The Spanish government has said it would approve Banco Bilbao Vizcaya Argentaria’s (BBVA’s) hostile takeover of Banco de Sabadell, provided the two banks don’t legally merge for up to five years.
Spain’s Ministry of Economy, Commerce and Business said BBVA must keep its operations separate from Sabadell for at least three years; therefore, both banks and their assets are required to operate independently during that period.
Decision-making must also remain independent in key areas such as lending to small and medium-sized enterprises, human resources, branch networks, and banking services.
Remedies previously approved by Spain’s competition regulator, such as keeping certain branches open and maintaining commercial terms for specific customers, will still proceed.
Before the three-year deadline, the banks must submit reports for the cabinet to assess whether the conditions have been met. Based on this review, the government may extend the separation by another two years, delaying a full merger to five years.
The decision aims to safeguard employees, businesses, and financial customers.
BBVA made an all-share offer for Sabadell in May 2024, but after it was rejected, the bank launched a hostile bid, taking the proposal directly to shareholders. It marked BBVA’s second attempt to acquire Sabadell, following a failed bid in 2020.

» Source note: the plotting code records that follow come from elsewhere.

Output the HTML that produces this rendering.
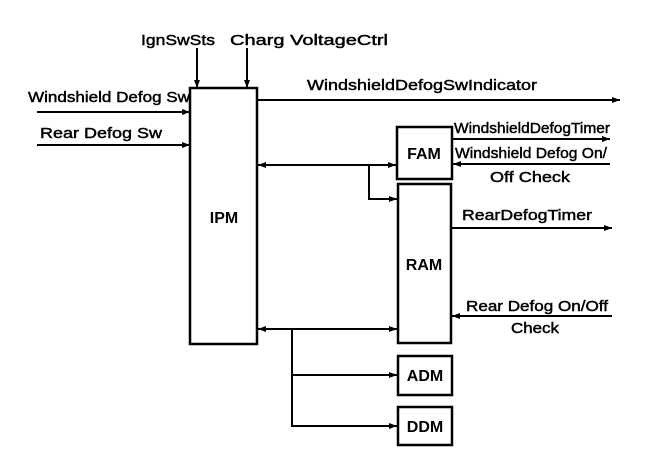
<!DOCTYPE html>
<html><head><style>html,body{margin:0;padding:0;background:#fff}svg{display:block}</style></head>
<body>
<svg width="672" height="462" viewBox="0 0 672 462" xmlns="http://www.w3.org/2000/svg">
<defs>
<marker id="a" markerWidth="8" markerHeight="6" refX="8" refY="3" orient="auto" markerUnits="userSpaceOnUse"><path d="M0,0 L8,3 L0,6z" fill="#000"/></marker>
<marker id="s" markerWidth="8" markerHeight="6" refX="0" refY="3" orient="auto" markerUnits="userSpaceOnUse"><path d="M8,0 L0,3 L8,6z" fill="#000"/></marker>
</defs>
<g fill="none" stroke="#000" stroke-width="2.5">
<rect x="190" y="88" width="67" height="256"/>
<rect x="397" y="127" width="55" height="52"/>
<rect x="398" y="184" width="53" height="159"/>
<rect x="398" y="356" width="54" height="39"/>
<rect x="398" y="407" width="54" height="38"/>
</g>
<g stroke="#000" stroke-width="2" fill="none">
<line x1="197" y1="48" x2="197" y2="88" marker-end="url(#a)"/>
<line x1="247" y1="48" x2="247" y2="88" marker-end="url(#a)"/>
<line x1="37" y1="112" x2="190" y2="112" marker-end="url(#a)"/>
<line x1="37" y1="145" x2="190" y2="145" marker-end="url(#a)"/>
<line x1="257" y1="100" x2="620" y2="100" marker-end="url(#a)"/>
<line x1="258" y1="165" x2="396" y2="165" marker-start="url(#s)" marker-end="url(#a)"/>
<polyline points="369,165 369,199 397,199" marker-end="url(#a)"/>
<line x1="452" y1="139" x2="610" y2="139" marker-end="url(#a)"/>
<line x1="610" y1="164" x2="453" y2="164" marker-end="url(#a)"/>
<line x1="452" y1="228" x2="612" y2="228" marker-end="url(#a)"/>
<line x1="612" y1="316" x2="452" y2="316" marker-end="url(#a)"/>
<line x1="258" y1="329" x2="397" y2="329" marker-start="url(#s)" marker-end="url(#a)"/>
<polyline points="292,329 292,426 397,426" marker-end="url(#a)"/>
<line x1="292" y1="375" x2="397" y2="375" marker-end="url(#a)"/>
</g>
<g font-family="Liberation Sans, sans-serif" font-size="15" fill="#000" stroke="#000" stroke-width="0.45">
<text x="141" y="45" textLength="74" lengthAdjust="spacingAndGlyphs">IgnSwSts</text>
<text x="230" y="45" textLength="158" lengthAdjust="spacingAndGlyphs">Charg VoltageCtrl</text>
<text x="28" y="102" textLength="162" lengthAdjust="spacingAndGlyphs">Windshield Defog Sw</text>
<text x="40" y="138" textLength="122" lengthAdjust="spacingAndGlyphs">Rear Defog Sw</text>
<text x="307" y="90" textLength="230" lengthAdjust="spacingAndGlyphs">WindshieldDefogSwIndicator</text>
<text x="454" y="133" textLength="156" lengthAdjust="spacingAndGlyphs">WindshieldDefogTimer</text>
<text x="455" y="158" textLength="152" lengthAdjust="spacingAndGlyphs">Windshield Defog On/</text>
<text x="490" y="182" textLength="80" lengthAdjust="spacingAndGlyphs">Off Check</text>
<text x="462" y="220" textLength="130" lengthAdjust="spacingAndGlyphs">RearDefogTimer</text>
<text x="466" y="311" textLength="142" lengthAdjust="spacingAndGlyphs">Rear Defog On/Off</text>
<text x="511" y="333" textLength="48" lengthAdjust="spacingAndGlyphs">Check</text>
</g>
<g font-family="Liberation Sans, sans-serif" font-size="16" font-weight="bold" fill="#000" text-anchor="middle">
<text x="224" y="223">IPM</text>
<text x="424" y="159">FAM</text>
<text x="424" y="270">RAM</text>
<text x="425" y="381">ADM</text>
<text x="425" y="432">DDM</text>
</g>
</svg>
</body></html>
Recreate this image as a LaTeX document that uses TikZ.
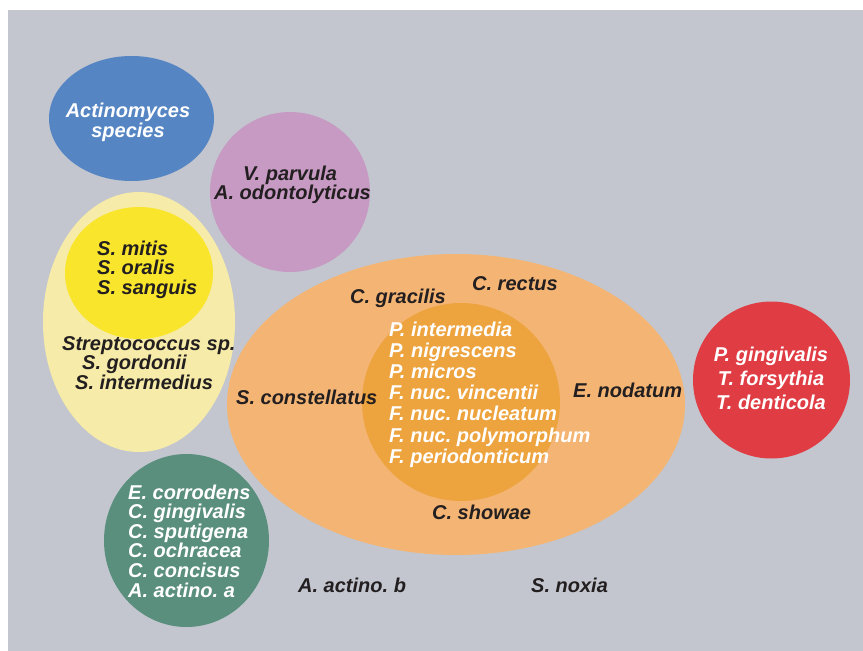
\documentclass[tikz,border=0pt]{standalone}
\usepackage{fontspec}
\setmainfont{Liberation Sans}
\frenchspacing
\definecolor{bggray}{HTML}{C3C6CE}
\definecolor{cblue}{HTML}{5585C3}
\definecolor{cpurple}{HTML}{C69AC3}
\definecolor{clyellow}{HTML}{F6EBA8}
\definecolor{cyellow}{HTML}{F9E52B}
\definecolor{corange}{HTML}{F4B574}
\definecolor{cdorange}{HTML}{EDA33E}
\definecolor{cred}{HTML}{E03C44}
\definecolor{cgreen}{HTML}{5A8F7D}
\definecolor{ctext}{HTML}{231F20}
\tikzset{
  lbl/.style={inner sep=0pt, font=\fontsize{20}{#1}\selectfont\bfseries\itshape\frenchspacing},
  dark/.style={text=ctext},
  light/.style={text=white}
}
\begin{document}
\begin{tikzpicture}[x=1pt,y=-1pt]
\useasboundingbox (0,0) rectangle (863,651);
\fill[white] (0,0) rectangle (863,651);
\fill[bggray] (8,10) rectangle (863,651);
% shapes
\fill[cblue] (131.5,118.5) ellipse [x radius=82.5, y radius=62.5];
\fill[cpurple] (290,192) circle [radius=80];
\fill[clyellow] (139,322) ellipse [x radius=96, y radius=130];
\fill[cyellow] (139,273) ellipse [x radius=74, y radius=66];
\fill[corange] (456,404.5) ellipse [x radius=229, y radius=150.5];
\fill[cdorange] (461,402) circle [radius=99];
\fill[cred] (771.5,380) circle [radius=78.5];
\fill[cgreen] (186.5,540.5) ellipse [x radius=82.5, y radius=86.5];
% labels (base anchor = baseline of the last line)
\node[lbl=20, light, align=center, anchor=base] (act) at (128,137) {Actinomyces\\species};
\node[lbl=19, dark, align=left, anchor=base west] (vp) at (214,199) {\hspace*{29pt}V. parvula\\A. odontolyticus};
\node[lbl=19.5, dark, align=left, anchor=base west] (smit) at (97,294) {S. mitis\\S. oralis\\S. sanguis};
\node[lbl=19.5, dark, align=left, anchor=base west] (strep) at (62,389) {Streptococcus sp.\\\hspace*{20pt}S. gordonii\\\hspace*{13pt}S. intermedius};
\node[lbl=20, dark, anchor=base west] (cgr) at (350,303) {C. gracilis};
\node[lbl=20, dark, anchor=base west] (cre) at (472,290) {C. rectus};
\node[lbl=20, dark, anchor=base west] (scon) at (236,404) {S. constellatus};
\node[lbl=20, dark, anchor=base west] (enod) at (573,397) {E. nodatum};
\node[lbl=20, dark, anchor=base west] (csho) at (432,519) {C. showae};
\node[lbl=21.2, light, align=left, anchor=base west] (inner) at (389,463.2) {P. intermedia\\P. nigrescens\\P. micros\\F. nuc. vincentii\\F. nuc. nucleatum\\F. nuc. polymorphum\\F. periodonticum};
\node[lbl=24, light, align=center, anchor=base] (red) at (771,409) {P. gingivalis\\T. forsythia\\T. denticola};
\node[lbl=19.6, light, align=left, anchor=base west] (green) at (128,597) {E. corrodens\\C. gingivalis\\C. sputigena\\C. ochracea\\C. concisus\\A. actino. a};
\node[lbl=20, dark, anchor=base west] (aab) at (298,592) {A. actino. b};
\node[lbl=20, dark, anchor=base west] (snox) at (531,592) {S. noxia};
\end{tikzpicture}
\end{document}
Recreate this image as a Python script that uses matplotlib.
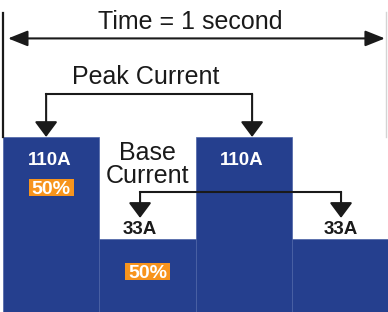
import matplotlib.pyplot as plt
from matplotlib.patches import FancyArrowPatch, Rectangle

plt.rcParams["font.family"] = ["Liberation Sans", "DejaVu Sans"]

# %%
# Pulsed welding current over one second: peak / base levels, 50% duty each.
seg_start = [0.0, 0.25, 0.5, 0.75]   # s
seg_dur = [0.25, 0.25, 0.25, 0.25]   # s
current = [110, 33, 110, 33]         # A
current_label = ["110A", "33A", "110A", "33A"]
duty_label = ["50%", "50%"]          # peak, base
period_label = "Time = 1 second"

BLUE = "#253f8e"
ORANGE = "#f7941d"
INK = "#1a1a1a"
FLOOR = -22.1   # schematic baseline, bars are not drawn to zero

fig = plt.figure(figsize=(3.88, 3.12), dpi=100)
ax = fig.add_axes([0, 0, 1, 1])
ax.set_xlim(-0.0078, 1.0)
ax.set_ylim(FLOOR, 213.4)
ax.axis("off")

ax.bar(seg_start, [c - FLOOR for c in current], width=seg_dur, bottom=FLOOR,
       align="edge", color=BLUE, edgecolor="#4c63a6", linewidth=0.5, zorder=1)


def arrow(p0, p1, style="-|>", hl=9.4, hw=7.0):
    a = FancyArrowPatch(p0, p1, arrowstyle=f"{style},head_length={hl},head_width={hw}",
                        mutation_scale=1, color=INK, lw=1.5,
                        shrinkA=0, shrinkB=0, zorder=3)
    ax.add_patch(a)


# period arrow + frame lines
ax.plot([0.0, 0.0], [203.6, current[0]], color=INK, lw=1.6, zorder=3)
ax.plot([0.996, 0.996], [204.0, current[0]], color="#d4d4d4", lw=1.0, zorder=0)
arrow((0.013, 184.4), (0.992, 184.4), style="<|-|>", hl=12.0, hw=4.8)
ax.text(0.486, 196.8, period_label, ha="center", va="center", fontsize=18, color=INK)

# peak current bracket
peak_x = [0.112, 0.647]
ax.plot(peak_x, [142.5, 142.5], color=INK, lw=1.5, solid_capstyle="projecting", zorder=3)
for x in peak_x:
    arrow((x, 142.5), (x, current[0]))
ax.text(0.371, 155.3, "Peak Current", ha="center", va="center", fontsize=18, color=INK)

# base current bracket
base_x = [0.356, 0.878]
ax.plot(base_x, [68.5, 68.5], color=INK, lw=1.5, solid_capstyle="projecting", zorder=3)
for x in base_x:
    arrow((x, 68.5), (x, 48.9))
ax.text(0.375, 89.5, "Base\nCurrent", ha="center", va="center", fontsize=18,
        color=INK, linespacing=0.95)

# level labels
for i, (s, d, lab) in enumerate(zip(seg_start, seg_dur, current_label)):
    if current[i] > 50:
        ax.text(s + d / 2 - 0.005, 92.6, lab, ha="center", va="center",
                fontsize=13.5, fontweight="bold", color="white", zorder=4)
    else:
        ax.text(base_x[i // 2], 40.5, lab, ha="center", va="center",
                fontsize=13.5, fontweight="bold", color=INK, zorder=4)

# duty-cycle tags
for (s, d), lab, y in zip([(seg_start[0], seg_dur[0]), (seg_start[1], seg_dur[1])],
                          duty_label, [72.0, 8.4]):
    cx = s + d / 2
    ax.add_patch(Rectangle((cx - 0.0585, y - 6.2), 0.117, 12.4,
                           color=ORANGE, lw=0, zorder=4))
    ax.text(cx, y, lab, ha="center", va="center_baseline", fontsize=14,
            fontweight="bold", color="white", zorder=5)

fig.savefig("out.png", dpi=100)
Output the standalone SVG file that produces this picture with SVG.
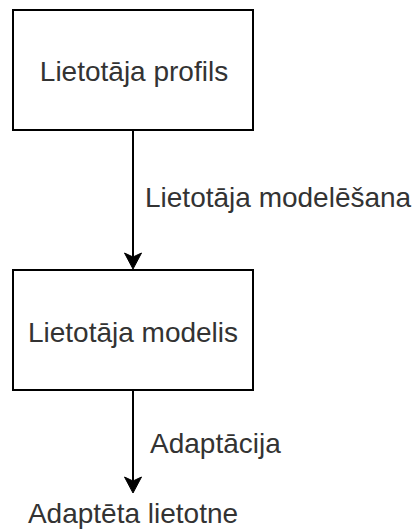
<svg xmlns="http://www.w3.org/2000/svg" width="419" height="531" viewBox="0 0 419 531">
  <style>
    .box { fill: #ffffff; stroke: #000000; stroke-width: 2; }
    .edge { fill: none; stroke: #000000; stroke-width: 2; }
    .head { fill: #000000; stroke: #000000; stroke-width: 1; }
    text { font-family: "Liberation Sans", Arial, sans-serif; font-size: 28px; fill: #333333; }
    .mid { text-anchor: middle; }
  </style>
  <rect width="419" height="531" fill="#ffffff"/>

  <g id="profile">
    <rect class="box" x="13" y="10" width="240" height="120"/>
    <text class="mid" x="134" y="81">Lietotāja profils</text>
  </g>

  <g id="model">
    <rect class="box" x="13" y="270" width="240" height="120"/>
    <text class="mid" x="133" y="342">Lietotāja modelis</text>
  </g>

  <g id="app">
    <text class="mid" x="133" y="523">Adaptēta lietotne</text>
  </g>

  <g id="connectors">
    <line class="edge" x1="133" y1="131" x2="133" y2="258"/>
    <path class="head" d="M133,269 L124.5,253 L133,257 L141.5,253 Z"/>
    <text x="145" y="207">Lietotāja modelēšana</text>

    <line class="edge" x1="133" y1="391" x2="133" y2="482"/>
    <path class="head" d="M133,493 L124.5,477 L133,481 L141.5,477 Z"/>
    <text x="150" y="453">Adaptācija</text>
  </g>
</svg>
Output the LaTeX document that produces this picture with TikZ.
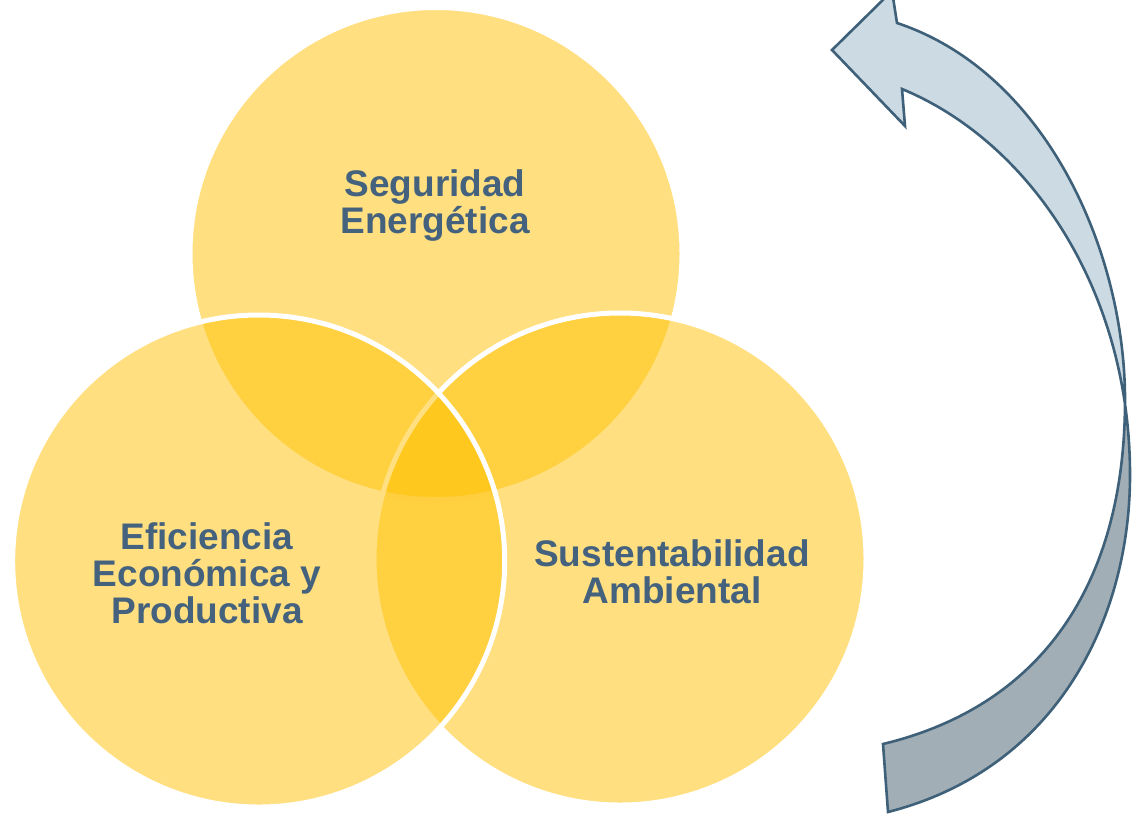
\documentclass[tikz,border=0pt]{standalone}
\usepackage{fontspec}
\setmainfont{Liberation Sans}
\usetikzlibrary{positioning}
\definecolor{ringfill}{HTML}{FFC000}
\definecolor{txtblue}{RGB}{68,98,125}
\definecolor{arrline}{RGB}{62,96,121}
\definecolor{arrfront}{RGB}{203,218,227}
\definecolor{arrback}{RGB}{161,174,181}
\tikzstyle{ring}=[circle, draw=white, line width=2.5pt, fill=ringfill,
                  fill opacity=0.5, inner sep=0pt, minimum size=246pt]
\tikzstyle{lbl}=[text=txtblue, font=\fontsize{18.5}{18.5}\selectfont\bfseries,
                 align=center, inner sep=0pt]
\tikzstyle{aline}=[draw=arrline, line width=1.3pt, line join=miter]

\begin{document}
\begin{tikzpicture}[x=0.5pt, y=-0.5pt]
\useasboundingbox (0,0) rectangle (1134,814);
\clip (0,0) rectangle (1134,814);

\node (SEG) [ring] at (436,253.5) {};
\node (SUS) [ring] at (620,559) {};
\node (EFI) [ring] at (258.7,561) {};

\node (SEGT) [lbl] at (435,205.5) {Seguridad\\Energética};
\node (EFIT) [lbl] at (207,573.5) {Eficiencia\\Económica y\\Productiva};
\node (SUST) [lbl] at (672,572) {Sustentabilidad\\Ambiental};

% curved arrow
\path[save path=\bendarrow]
  (883,744) .. controls (1045,705) and (1125,580) .. (1125,400)
  .. controls (1125,250) and (1045,72) .. (897,23)
  -- (892,-9) -- (832,50) -- (905,126) -- (902,89)
  .. controls (1030,142) and (1130,290) .. (1130,475)
  .. controls (1130,615) and (1060,768) .. (888,812) -- cycle;
\fill[arrfront, use path=\bendarrow];
\begin{scope}
  \clip (0,392) rectangle (1134,814);
  \fill[arrback, use path=\bendarrow];
\end{scope}
\draw[aline, use path=\bendarrow];

\end{tikzpicture}
\end{document}
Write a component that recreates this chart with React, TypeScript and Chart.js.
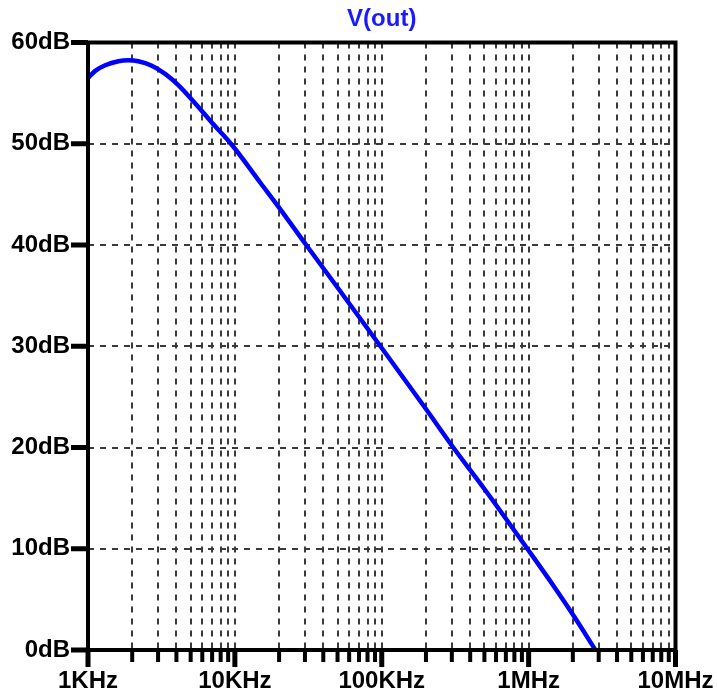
import React, { useEffect, useRef } from "react";
import { Chart, registerables } from "chart.js";

Chart.register(...registerables);

// Curve (frequency in Hz, magnitude in dB)
const freqs = [1000, 1120, 1310, 1610, 1880, 2200, 2720, 3350, 4120, 5360, 6960, 9530, 15000, 20000, 30600, 50000, 98000, 200000, 307000, 500000, 980000, 1500000, 2000000, 2850000];
const gains = [56.5, 57.2, 57.75, 58.15, 58.25, 58.15, 57.7, 56.9, 55.8, 54.0, 52.1, 49.9, 46.1, 43.7, 40.0, 35.8, 30.0, 23.8, 20.0, 15.9, 10.0, 6.2, 3.5, 0.0];

// Axes
const decades = [1000, 10000, 100000, 1000000];
const multipliers = [1, 2, 3, 4, 5, 6, 7, 8, 9];
const majorFreqs = [1000, 10000, 100000, 1000000, 10000000];
const majorLabels = ["1KHz", "10KHz", "100KHz", "1MHz", "10MHz"];
const yTicks = [0, 10, 20, 30, 40, 50, 60];
const yLabels = ["0dB", "10dB", "20dB", "30dB", "40dB", "50dB", "60dB"];
const title = "V(out)";

const FONT = "'Liberation Sans', Arial, sans-serif";

export default function App() {
  const ref = useRef<HTMLCanvasElement | null>(null);

  useEffect(() => {
    if (!ref.current) return;
    const gridFreqs: number[] = [];
    decades.forEach((d) => multipliers.forEach((m) => gridFreqs.push(d * m)));
    gridFreqs.push(majorFreqs[majorFreqs.length - 1]);

    const framePlugin = {
      id: "frame",
      afterDraw(chart: any) {
        const { ctx, chartArea } = chart;
        const { left, right, top, bottom } = chartArea;
        const xs = chart.scales.x;
        const ys = chart.scales.y;
        ctx.save();
        ctx.fillStyle = "#000";
        // left ticks
        yTicks.forEach((v) => {
          const y = ys.getPixelForValue(v);
          ctx.fillRect(left - 17, y - 2.5, 17, 5);
        });
        // bottom ticks
        gridFreqs.forEach((f) => {
          const x = xs.getPixelForValue(f);
          if (majorFreqs.includes(f)) {
            ctx.fillRect(x - 2.5, bottom, 5, 17);
          } else {
            ctx.fillRect(x - 2, bottom, 4, 12);
          }
        });
        ctx.strokeStyle = "#000";
        ctx.lineWidth = 4;
        ctx.strokeRect(left, top, right - left, bottom - top);
        ctx.restore();
      },
    };

    const chart = new Chart(ref.current, {
      type: "line",
      data: {
        datasets: [
          {
            data: freqs.map((f, i) => ({ x: f, y: gains[i] })),
            borderColor: "#0000ff",
            borderWidth: 4.5,
            pointRadius: 0,
            cubicInterpolationMode: "monotone",
            fill: false,
          },
        ],
      },
      options: {
        animation: false,
        responsive: false,
        devicePixelRatio: 1,
        layout: { padding: { left: 0, right: 41.5, top: 0, bottom: 0 } },
        plugins: {
          legend: { display: false },
          tooltip: { enabled: false },
          title: {
            display: true,
            text: title,
            fullSize: false,
            color: "#1a1aff",
            font: { family: FONT, size: 24, weight: "bold", lineHeight: 1.2 },
            padding: { top: 5, bottom: 8.7 },
          },
        },
        scales: {
          x: {
            type: "logarithmic",
            min: 1000,
            max: 10000000,
            afterBuildTicks: (scale: any) => {
              scale.ticks = gridFreqs.map((v) => ({ value: v, major: majorFreqs.includes(v) }));
            },
            afterFit: (scale: any) => {
              scale.height = 46;
              scale.paddingLeft = 0;
              scale.paddingRight = 0;
            },
            grid: { color: "#3a3a3a", lineWidth: 2, drawTicks: false },
            border: { display: false, dash: [6, 6] },
            ticks: {
              autoSkip: false,
              maxRotation: 0,
              minRotation: 0,
              padding: 17,
              color: "#000",
              font: { family: FONT, size: 24, weight: "bold" },
              callback: (v: any) => {
                const i = majorFreqs.indexOf(Number(v));
                return i >= 0 ? majorLabels[i] : "";
              },
            },
          },
          y: {
            type: "linear",
            min: 0,
            max: 60,
            afterBuildTicks: (scale: any) => {
              scale.ticks = yTicks.map((v) => ({ value: v }));
            },
            afterFit: (scale: any) => {
              scale.width = 88;
              scale.paddingTop = 0;
              scale.paddingBottom = 0;
            },
            grid: { color: "#3a3a3a", lineWidth: 2, drawTicks: false },
            border: { display: false, dash: [6, 6] },
            ticks: {
              padding: 18,
              color: "#000",
              font: { family: FONT, size: 24, weight: "bold" },
              callback: (v: any) => {
                const i = yTicks.indexOf(Number(v));
                return i >= 0 ? yLabels[i] : "";
              },
            },
          },
        },
      },
      plugins: [framePlugin],
    } as any);
    return () => chart.destroy();
  }, []);

  return (
    <div style={{ position: "fixed", left: 0, top: 0, width: 717, height: 696, background: "#fff" }}>
      <canvas ref={ref} width={717} height={696} style={{ display: "block" }} />
    </div>
  );
}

While the ECB was reportedly supportive of the merger as it believed Sabadell’s focus on Spain and BBVA’s strong presence in emerging markets would create a well-diversified combined group, the Spanish government was said to oppose the deal.
Last month, the ministry referred the merger deal to the cabinet on broader public interest grounds beyond competition, citing concerns about the deal’s potential impact on the banking sector, territorial cohesion, and social policy, among other factors.